Mafia Deep Blue Bag Review: A Nifty Day Pack Made From Recycled Boat Sails
The San Francisco company Mafia Bags has been making beautiful and functional bags out of recycled materials for years. The brand’s trademark medium is sailcloth, the remnants of spent boating sails and kites that would otherwise end up in the trash. Last month, Mafia teamed up with Adam Savage to make the EDC One, an all-white sailcloth utility bag. Now, the company has teamed with noted designer Yves Béhar to make a backpack called the Deep Blue Bag.
The day bag, which seems designed for beachy adventures, is doubly eco-conscious. It’s made largely out of recycled materials, including boat sails, kite sails, climbing ropes, seatbelts, and strips of neoprene from used wetsuits. Also, it was developed in collaboration with the non-profit Sustainable Surf, which runs a program called Waste to Waves that collects throwaway EPS foam chunks and recycles them into surfboard blanks shapers can use to make eco-friendlier sleds. Proceeds from sales of the Deep Blue Bag will go toward funding Waste to Waves. So buying one promotes ocean health, which is just keen.
Béhar, a busy designer who seemingly never turns down a commission, is a surfer, and his love of ocean sports informs the design of the Deep Blue. The defining visual characteristic is the diagonal swoop of blue material over a pillowy white bed of sailcloth. On the website of his firm, Fuse Project, Béhar says this flap of blue is meant to evoke a breaking wave. Sure. Under the lip of the wave, there’s a zipper which leads to a waterproof compartment. It’s a bag-inside-the-bag for storing a wet swimsuit, sandy sandals, or your damp beach towel. This interior waterproof pocket, like all good interior waterproof pockets, flips inside-out so it can be hosed off. There’s even a hook on the bottom of the Deep Blue so you can hang the whole thing upside-down while it dries. Design touches like these suggest Béhar has spent many a day at the beach.

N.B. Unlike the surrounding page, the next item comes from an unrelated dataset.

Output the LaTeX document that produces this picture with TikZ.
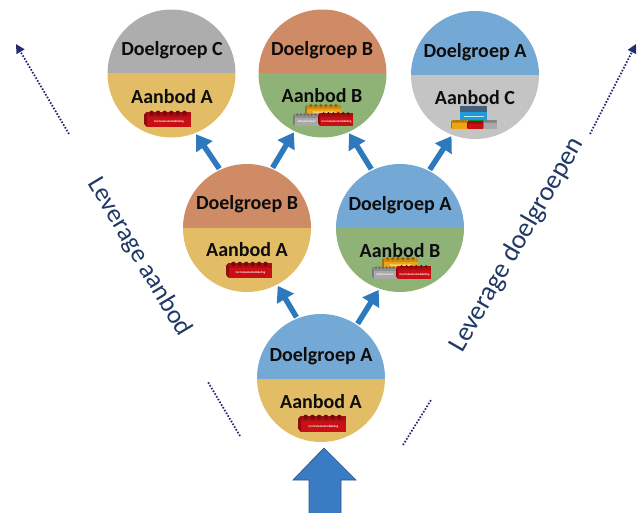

A second zipper reveals a larger main compartment. It has a lightly padded backing, so while there’s no laptop sleeve built into the bag, the dongles on your 15-incher won’t dig into your back. On the pack’s rear interior wall, there’s also a small zipper pocket and a D-ring for clipping your whatever. Around the side, at the base of the right-hand strap, there’s a hidden stash pocket big enough for a phone, and there’s a carabiner on a leash where you can clip your keys. There’s also a pocket on the front made to fit a water bottle, and it’s lined with grippy recycled wetsuit material that keeps the bottle in there.
Bring the Noise
When you get the chance to touch a Deep Blue Bag, you’ll notice two things right away. One: It’s very light, just about one pound. Two: It’s noisy. The white and blue sailcloth crinkles emphatically, sounding not unlike a big bag of tortilla chips. So loud was the crinkling that when I wore the bag around town, it turned heads. On the bus, passengers craned their necks. At the grocery co-op, I got questions and double-takes. At the office, co-workers asked if deliberately making so much noise was really necessary. It’s easily the loudest backpack I’ve ever worn. (I can’t believe I just typed that sentence.)
Marcos Mafia, the bag company’s co-founder, tells me in an email that this crinkly material is upcycled spinnaker sailcloth from sailboats. “This is the big rounded sail that is used to go downwind and looks like a big balloon,” he says. The lightweight nylon ripstop material was specifically chosen by Béhar because of its strength and its papery feel. Mafia has been using spinnaker sails on his company’s Native Series bags for a while as well.
It’s a choice that will turn off some buyers, and will no doubt surprise many customers who receive their backpack in the mail and lay their hands on it for the first time. But the spinnaker sailcloth gives the bag a nice structural quality. The material has enough rigidity to retain its puffy shape, and it adds a unique visual touch. I grew to appreciate it after telling myself the noise closely mimicked the roar of crashing waves.
One feature that did turn me off is the padding on the bottom of the bag, which is too thin to be effective. I used the Deep Blue to carry my camera and laptop for a couple of days and reliably cringed at the clunking noise I heard every time I set the bag down. Fragile packables will need their own padded cases.
When the bag goes on sale on Mafia’s website (which is soon), it’ll be priced at $200. But if you want to buy one early, you can get a discount by backing the bag on Kickstarter. Normally, I would be reluctant to recommend a product that’s being launched on Kickstarter—the crowdfunding landscape is littered with countless sketchy products that will likely never ship. But Mafia is a well-established company that’s been delivering hand-made bags for years, so trust shouldn’t be an issue. The three parties—Mafia, Béhar, and Sustainable Surf—are using the Kickstarter platform to move the first 500 bags before Mafia ramps up production. The Kickstarter campaign ends Tuesday, December 26, but you can just wait for the retail version if crowdfunding gives you hives.